Ainsi, ces immigrés d’un genre nouveau bénéficient en Tunisie des conditions de vie inespérées en France ; leur modeste pension de retraite serait en effet insuffisante pour faire face aux dépenses quotidiennes. Notre pays leur procure donc un gain considérable en termes de pouvoir d’achat, de confort et de notabilité. Aussi, il faut s’attendre à une amplification du phénomène même si leur nombre ne devait pas dépasser aujourd’hui les 22.000 retraités. D’ailleurs, nous pouvons lire sur le site de l’ambassade de France à Tunis: « L’arrivée de retraités français en Tunisie est un phénomène notable, qui se poursuit après les événements de 2011 : ils s’installent essentiellement dans les villes côtières ou sur l’île de Djerba. »

3.2/ Le Maroc : «Ici, j’augmente mon train de vie de 60 %»
«Les Français qui ont choisi de passer leurs vieux jours au Maroc tiennent bon. Cadre de vie, sécurité, fiscalité, pouvoir d’achat… Ils estiment que le pays conserve ses atouts. », écrivit en chapeau Jean-Bernard Litsler, dans sa chronique au Figaro du 17 mars 2017.

En soulignant plus loin, «Le pouvoir d’achat reste un argument du poids et la plupart des résidents soulignent que le concurrent portugais ne peut rivaliser, ni pour les prix ni pour la fiscalité». Ainsi, la fiscalité est un élément déterminant dans le choix de localisation des modestes retraités français : Le choix du Maroc, est essentiellement motivé, dicté, par des considérations fiscales.

Citant un de ses interviewés, M. Litsler écrivit : «Ici, j’augmente mon train de vie de 60 %, s’exclame William Pailles un inspecteur du fisc, je préfère être un faux riche dans ce pays qu’un nouveau pauvre en France.»

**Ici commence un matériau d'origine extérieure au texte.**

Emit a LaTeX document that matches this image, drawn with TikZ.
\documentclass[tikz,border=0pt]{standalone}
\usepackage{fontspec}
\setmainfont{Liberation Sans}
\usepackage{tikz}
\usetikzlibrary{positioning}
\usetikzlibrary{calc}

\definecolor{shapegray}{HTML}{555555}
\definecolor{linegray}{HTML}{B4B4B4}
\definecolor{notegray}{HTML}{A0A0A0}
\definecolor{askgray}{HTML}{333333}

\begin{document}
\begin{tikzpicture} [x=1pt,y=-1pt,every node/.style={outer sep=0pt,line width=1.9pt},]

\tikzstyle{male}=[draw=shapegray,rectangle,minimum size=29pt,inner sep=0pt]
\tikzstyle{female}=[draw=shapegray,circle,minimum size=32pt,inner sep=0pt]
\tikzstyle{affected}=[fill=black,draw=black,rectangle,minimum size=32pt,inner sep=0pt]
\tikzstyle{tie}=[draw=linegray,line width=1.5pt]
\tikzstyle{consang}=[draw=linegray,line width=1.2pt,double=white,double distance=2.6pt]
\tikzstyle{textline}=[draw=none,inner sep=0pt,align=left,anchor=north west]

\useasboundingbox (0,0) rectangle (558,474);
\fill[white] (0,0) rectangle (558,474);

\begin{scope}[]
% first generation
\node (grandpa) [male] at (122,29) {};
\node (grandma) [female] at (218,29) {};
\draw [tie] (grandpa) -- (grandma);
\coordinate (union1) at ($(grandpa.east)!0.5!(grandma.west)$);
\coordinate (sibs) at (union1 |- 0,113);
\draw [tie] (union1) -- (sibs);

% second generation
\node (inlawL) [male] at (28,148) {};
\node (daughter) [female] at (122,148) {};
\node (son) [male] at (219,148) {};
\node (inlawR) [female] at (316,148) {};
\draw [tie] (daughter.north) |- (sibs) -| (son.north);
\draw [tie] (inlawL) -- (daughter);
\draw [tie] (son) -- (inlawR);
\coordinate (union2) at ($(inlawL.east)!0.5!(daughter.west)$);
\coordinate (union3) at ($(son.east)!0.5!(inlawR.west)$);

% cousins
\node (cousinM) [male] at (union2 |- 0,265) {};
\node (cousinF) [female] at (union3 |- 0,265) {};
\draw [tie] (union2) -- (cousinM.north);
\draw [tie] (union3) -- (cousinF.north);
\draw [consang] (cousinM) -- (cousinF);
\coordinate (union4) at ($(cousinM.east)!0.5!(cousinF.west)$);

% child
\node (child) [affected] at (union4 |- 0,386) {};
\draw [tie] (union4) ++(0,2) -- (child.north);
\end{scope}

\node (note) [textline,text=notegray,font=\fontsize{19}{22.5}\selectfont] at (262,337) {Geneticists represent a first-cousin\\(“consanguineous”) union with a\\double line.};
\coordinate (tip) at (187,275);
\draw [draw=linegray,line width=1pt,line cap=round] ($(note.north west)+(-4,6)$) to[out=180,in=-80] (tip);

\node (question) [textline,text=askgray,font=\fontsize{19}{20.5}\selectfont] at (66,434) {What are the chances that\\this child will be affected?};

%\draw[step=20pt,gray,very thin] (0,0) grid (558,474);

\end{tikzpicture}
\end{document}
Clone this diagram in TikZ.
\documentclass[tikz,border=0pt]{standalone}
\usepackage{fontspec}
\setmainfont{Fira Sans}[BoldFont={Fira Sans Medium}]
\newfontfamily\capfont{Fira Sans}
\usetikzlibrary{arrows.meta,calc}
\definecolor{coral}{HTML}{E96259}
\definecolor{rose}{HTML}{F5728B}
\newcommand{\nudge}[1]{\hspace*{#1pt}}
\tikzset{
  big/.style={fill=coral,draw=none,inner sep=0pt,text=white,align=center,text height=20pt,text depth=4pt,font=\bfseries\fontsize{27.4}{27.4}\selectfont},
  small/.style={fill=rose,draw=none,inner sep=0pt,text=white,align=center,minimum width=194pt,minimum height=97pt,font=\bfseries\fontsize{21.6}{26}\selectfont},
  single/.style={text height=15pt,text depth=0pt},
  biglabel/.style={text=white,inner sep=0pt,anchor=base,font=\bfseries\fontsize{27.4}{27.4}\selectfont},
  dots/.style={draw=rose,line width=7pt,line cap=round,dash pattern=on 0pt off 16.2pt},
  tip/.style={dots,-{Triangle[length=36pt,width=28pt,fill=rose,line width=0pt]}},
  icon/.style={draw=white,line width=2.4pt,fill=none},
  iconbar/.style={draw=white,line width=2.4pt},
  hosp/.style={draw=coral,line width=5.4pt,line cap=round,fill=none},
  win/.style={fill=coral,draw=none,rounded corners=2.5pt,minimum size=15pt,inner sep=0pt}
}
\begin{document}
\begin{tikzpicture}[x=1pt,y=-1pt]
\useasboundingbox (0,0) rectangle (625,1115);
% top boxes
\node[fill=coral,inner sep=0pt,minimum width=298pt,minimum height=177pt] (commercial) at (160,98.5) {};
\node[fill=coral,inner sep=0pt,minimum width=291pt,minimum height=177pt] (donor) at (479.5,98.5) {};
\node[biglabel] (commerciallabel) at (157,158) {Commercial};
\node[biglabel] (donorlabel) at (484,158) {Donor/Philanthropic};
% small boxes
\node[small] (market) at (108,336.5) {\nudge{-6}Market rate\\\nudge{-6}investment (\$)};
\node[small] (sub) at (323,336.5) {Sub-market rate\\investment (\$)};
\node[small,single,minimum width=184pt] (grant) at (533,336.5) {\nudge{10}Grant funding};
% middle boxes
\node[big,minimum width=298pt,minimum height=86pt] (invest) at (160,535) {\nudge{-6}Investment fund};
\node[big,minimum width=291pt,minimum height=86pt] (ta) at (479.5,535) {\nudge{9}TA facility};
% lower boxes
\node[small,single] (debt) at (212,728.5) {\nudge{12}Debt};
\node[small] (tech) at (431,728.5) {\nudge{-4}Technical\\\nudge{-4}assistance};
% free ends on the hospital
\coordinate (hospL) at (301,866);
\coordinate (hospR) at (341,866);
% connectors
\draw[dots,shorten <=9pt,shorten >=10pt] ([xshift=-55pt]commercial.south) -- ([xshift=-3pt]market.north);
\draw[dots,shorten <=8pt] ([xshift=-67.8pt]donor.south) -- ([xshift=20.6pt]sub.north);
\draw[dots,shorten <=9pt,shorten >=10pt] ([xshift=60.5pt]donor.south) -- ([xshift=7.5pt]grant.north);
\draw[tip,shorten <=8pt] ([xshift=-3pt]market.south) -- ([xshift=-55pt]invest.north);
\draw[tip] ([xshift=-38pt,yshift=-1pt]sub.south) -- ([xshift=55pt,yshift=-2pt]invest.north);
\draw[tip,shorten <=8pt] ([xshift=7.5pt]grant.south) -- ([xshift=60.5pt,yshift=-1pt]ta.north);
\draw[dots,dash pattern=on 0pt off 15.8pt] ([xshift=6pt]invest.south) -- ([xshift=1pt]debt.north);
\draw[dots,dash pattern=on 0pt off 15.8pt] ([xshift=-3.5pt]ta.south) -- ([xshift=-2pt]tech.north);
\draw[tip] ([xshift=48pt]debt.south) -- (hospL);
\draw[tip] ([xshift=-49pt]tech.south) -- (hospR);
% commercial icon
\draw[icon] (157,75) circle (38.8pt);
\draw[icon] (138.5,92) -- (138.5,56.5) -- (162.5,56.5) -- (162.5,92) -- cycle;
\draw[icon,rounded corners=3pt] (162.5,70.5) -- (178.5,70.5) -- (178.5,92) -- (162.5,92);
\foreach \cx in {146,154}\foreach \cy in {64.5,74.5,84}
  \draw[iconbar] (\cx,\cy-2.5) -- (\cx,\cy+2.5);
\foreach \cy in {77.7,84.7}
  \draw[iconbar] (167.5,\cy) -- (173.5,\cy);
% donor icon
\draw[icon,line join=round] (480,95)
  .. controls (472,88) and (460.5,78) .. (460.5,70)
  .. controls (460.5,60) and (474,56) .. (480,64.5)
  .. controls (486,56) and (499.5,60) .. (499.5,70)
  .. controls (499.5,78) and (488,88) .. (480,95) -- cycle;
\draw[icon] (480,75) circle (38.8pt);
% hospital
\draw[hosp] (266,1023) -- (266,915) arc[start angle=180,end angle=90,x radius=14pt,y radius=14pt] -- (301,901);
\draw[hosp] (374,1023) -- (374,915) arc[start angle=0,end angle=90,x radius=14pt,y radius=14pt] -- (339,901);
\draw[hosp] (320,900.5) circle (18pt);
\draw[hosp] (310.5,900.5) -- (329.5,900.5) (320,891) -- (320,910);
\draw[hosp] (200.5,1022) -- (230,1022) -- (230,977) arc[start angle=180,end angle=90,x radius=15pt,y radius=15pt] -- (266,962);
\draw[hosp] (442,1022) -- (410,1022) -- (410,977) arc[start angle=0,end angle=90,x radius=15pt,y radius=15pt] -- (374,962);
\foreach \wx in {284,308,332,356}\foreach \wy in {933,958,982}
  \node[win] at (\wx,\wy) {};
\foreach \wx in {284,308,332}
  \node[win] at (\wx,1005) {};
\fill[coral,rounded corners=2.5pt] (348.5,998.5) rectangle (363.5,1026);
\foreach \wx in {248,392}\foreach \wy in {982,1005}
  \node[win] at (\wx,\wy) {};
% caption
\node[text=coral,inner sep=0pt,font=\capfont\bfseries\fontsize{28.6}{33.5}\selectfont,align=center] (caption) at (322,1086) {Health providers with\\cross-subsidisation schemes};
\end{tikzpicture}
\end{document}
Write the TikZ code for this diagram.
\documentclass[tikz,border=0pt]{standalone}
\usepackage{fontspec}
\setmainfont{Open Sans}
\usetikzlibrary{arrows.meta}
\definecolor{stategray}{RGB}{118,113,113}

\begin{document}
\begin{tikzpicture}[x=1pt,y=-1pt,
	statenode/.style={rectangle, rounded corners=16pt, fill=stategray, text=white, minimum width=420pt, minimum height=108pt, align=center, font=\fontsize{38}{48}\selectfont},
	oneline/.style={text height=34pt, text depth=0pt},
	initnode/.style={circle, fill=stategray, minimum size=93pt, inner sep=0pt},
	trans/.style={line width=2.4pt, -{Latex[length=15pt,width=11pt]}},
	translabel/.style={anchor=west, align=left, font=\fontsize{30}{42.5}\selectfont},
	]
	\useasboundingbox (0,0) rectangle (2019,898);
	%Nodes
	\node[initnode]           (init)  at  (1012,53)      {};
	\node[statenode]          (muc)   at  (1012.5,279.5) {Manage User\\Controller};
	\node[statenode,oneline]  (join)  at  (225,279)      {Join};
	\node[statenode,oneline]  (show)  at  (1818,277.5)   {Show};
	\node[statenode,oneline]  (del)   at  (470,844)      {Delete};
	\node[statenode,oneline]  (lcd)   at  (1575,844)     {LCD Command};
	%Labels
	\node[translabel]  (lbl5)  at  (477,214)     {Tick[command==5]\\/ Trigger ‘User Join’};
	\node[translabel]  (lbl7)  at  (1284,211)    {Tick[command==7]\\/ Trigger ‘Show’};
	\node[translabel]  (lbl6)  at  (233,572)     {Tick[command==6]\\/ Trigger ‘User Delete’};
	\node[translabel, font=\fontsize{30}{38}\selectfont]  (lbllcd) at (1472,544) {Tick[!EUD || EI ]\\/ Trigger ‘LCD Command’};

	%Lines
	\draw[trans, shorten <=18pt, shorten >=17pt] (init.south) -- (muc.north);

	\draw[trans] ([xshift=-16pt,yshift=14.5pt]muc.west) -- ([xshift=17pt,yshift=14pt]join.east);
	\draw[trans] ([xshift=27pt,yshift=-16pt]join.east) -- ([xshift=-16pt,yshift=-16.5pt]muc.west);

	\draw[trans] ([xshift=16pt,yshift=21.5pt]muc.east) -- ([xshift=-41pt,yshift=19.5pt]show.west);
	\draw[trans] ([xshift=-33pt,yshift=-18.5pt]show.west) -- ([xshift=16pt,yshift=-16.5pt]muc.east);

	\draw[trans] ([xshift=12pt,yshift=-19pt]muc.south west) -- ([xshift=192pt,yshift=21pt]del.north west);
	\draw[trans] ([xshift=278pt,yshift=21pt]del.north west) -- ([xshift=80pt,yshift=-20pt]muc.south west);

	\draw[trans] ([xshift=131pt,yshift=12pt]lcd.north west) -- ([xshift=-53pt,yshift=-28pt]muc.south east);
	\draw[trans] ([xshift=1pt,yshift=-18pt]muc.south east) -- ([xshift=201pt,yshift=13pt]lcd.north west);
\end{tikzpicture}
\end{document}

Aujourd’hui, au Maroc les Français dépassent à peine les 51.000 résidents. Comme en Tunisie, leur présence est appelée à s’amplifier. Le gain de pouvoir d’achat de 60% est un argument plus que séduisant, il est déterminant. La localisation des retraités pauvres dans la rive sud permettra aux autorités françaises de maintenir un taux de remplacement bas et de réaliser ainsi des économies sur les pensions de retraites et les dépenses de santé. De telles économies permettraient de réduire la dette publique. La dépréciation des monnaies de la rive sud de la méditerranée verse donc directement dans les intérêts des pays européens.

Ce qu’il faut retenir :
Nous avons cherché à mettre en exergue la dimension démographique comme élément important dans la fermeté européenne, surtout française, à imposer ce projet aux pays du sud, et ceci malgré sa flagrante incohérence.